**Information provided**
>>>
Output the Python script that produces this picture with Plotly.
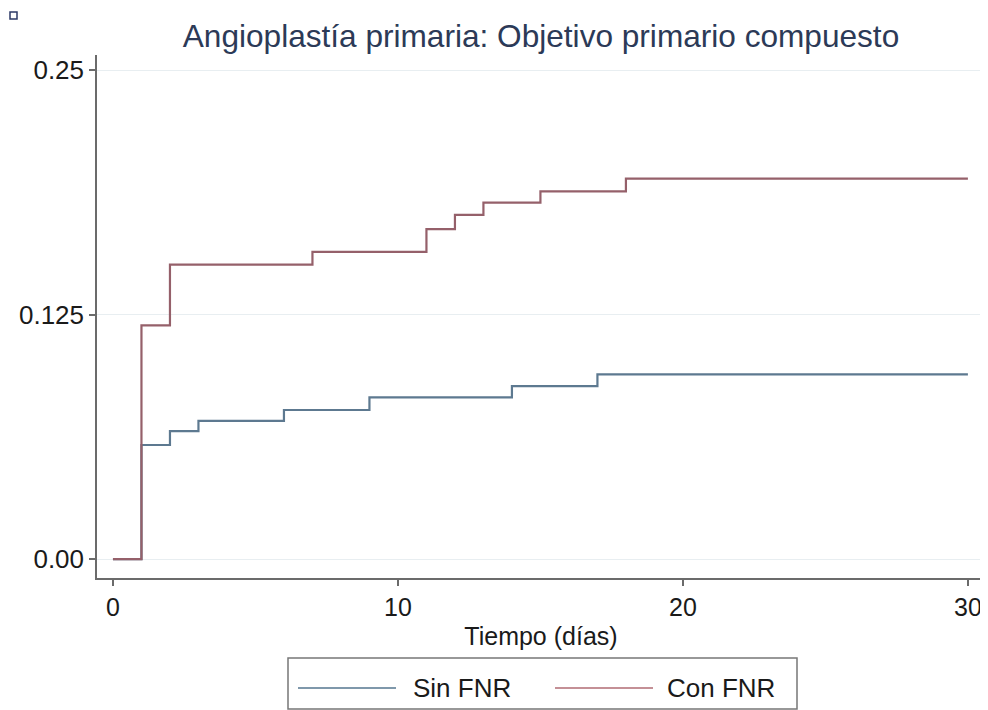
import plotly.graph_objects as go

# Data
sin_x = [0, 1, 2, 3, 6, 9, 14, 17, 30]
sin_y = [0, 0.0583, 0.0654, 0.0706, 0.0762, 0.0827, 0.0884, 0.0944, 0.0944]
con_x = [0, 1, 2, 7, 11, 12, 13, 15, 18, 30]
con_y = [0, 0.1195, 0.1505, 0.1570, 0.1687, 0.1760, 0.1822, 0.1880, 0.1945, 0.1945]
series_names = ["Sin FNR", "Con FNR"]
x_ticks = [0, 10, 20, 30]
y_ticks = [0, 0.125, 0.25]
y_tick_labels = ["0.00", "0.125", "0.25"]

blue = "#5d7990"
red = "#95606a"

OFF = 8  # page body margin
W, H = 988 - OFF, 710 - OFF
L, T = 97 - OFF, 55 - OFF
R = W - (985 - OFF)
B = H - (578 - OFF)
pw, ph = W - L - R, H - T - B

def px(xp):
    return (xp - OFF - L) / pw

def py(yp):
    return (H - B - (yp - OFF)) / ph

fig = go.Figure()
fig.add_trace(go.Scatter(x=sin_x, y=sin_y, mode="lines", line=dict(shape="hv", color=blue, width=2.2),
                         name=series_names[0], showlegend=False))
fig.add_trace(go.Scatter(x=con_x, y=con_y, mode="lines", line=dict(shape="hv", color=red, width=2.2),
                         name=series_names[1], showlegend=False))

font_fam = "Liberation Sans, Arial, Helvetica, sans-serif"

fig.update_layout(
    width=W, height=H,
    margin=dict(l=L, r=R, t=T, b=B),
    paper_bgcolor="white", plot_bgcolor="white",
    font=dict(family=font_fam, size=25, color="#1a1a1a"),
    title=dict(text="Angioplastía primaria: Objetivo primario compuesto",
               xref="paper", x=px(541), xanchor="center",
               yref="container", y=1 - (36 - OFF) / H, yanchor="middle",
               font=dict(size=31.6, color="#2c3a57", family=font_fam)),
    xaxis=dict(range=[-0.56, 30.6], tickvals=x_ticks, showgrid=False, zeroline=False,
               showline=True, linecolor="#6b6b6b", linewidth=1.5,
               ticks="outside", ticklen=6, tickcolor="#6b6b6b", tickwidth=1.5,
               title=dict(text="Tiempo (días)", standoff=8, font=dict(size=25)),
               tickfont=dict(size=25)),
    yaxis=dict(range=[-0.0097, 0.2577], tickvals=y_ticks, ticktext=y_tick_labels,
               showgrid=True, gridcolor="#e8eef1", gridwidth=1, zeroline=False,
               showline=True, linecolor="#6b6b6b", linewidth=1.5,
               ticks="outside", ticklen=6, tickcolor="#6b6b6b", tickwidth=1.5,
               tickfont=dict(size=26)),
    showlegend=False,
)

# Manual legend box
shapes = [
    dict(type="rect", xref="paper", yref="paper", x0=px(288), x1=px(797), y0=py(709), y1=py(658),
         line=dict(color="#777777", width=1.5), fillcolor="white"),
    dict(type="line", xref="paper", yref="paper", x0=px(298), x1=px(396), y0=py(688), y1=py(688),
         line=dict(color="#7f98ab", width=2)),
    dict(type="line", xref="paper", yref="paper", x0=px(555), x1=px(653), y0=py(688), y1=py(688),
         line=dict(color="#c49096", width=2)),
    dict(type="rect", xref="paper", yref="paper", x0=px(10), x1=px(17), y0=py(19), y1=py(12),
         line=dict(color="#2c3a67", width=1.5), fillcolor="white"),
]
annotations = [
    dict(xref="paper", yref="paper", x=px(411), y=py(688), text=series_names[0], showarrow=False,
         xanchor="left", yanchor="middle", font=dict(size=26, color="#1a1a1a")),
    dict(xref="paper", yref="paper", x=px(665), y=py(688), text=series_names[1], showarrow=False,
         xanchor="left", yanchor="middle", font=dict(size=26, color="#1a1a1a")),
]
fig.update_layout(shapes=shapes, annotations=annotations)

fig.write_html("out.html")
<<<
**Exercise**
Skip the pictures, please, and transcribe only the lines from the beginning of the material through the one that contains "import plotly.graph_objects as go".

**Solution to the problem**
Output the Python script that produces this picture with Plotly.
import plotly.graph_objects as go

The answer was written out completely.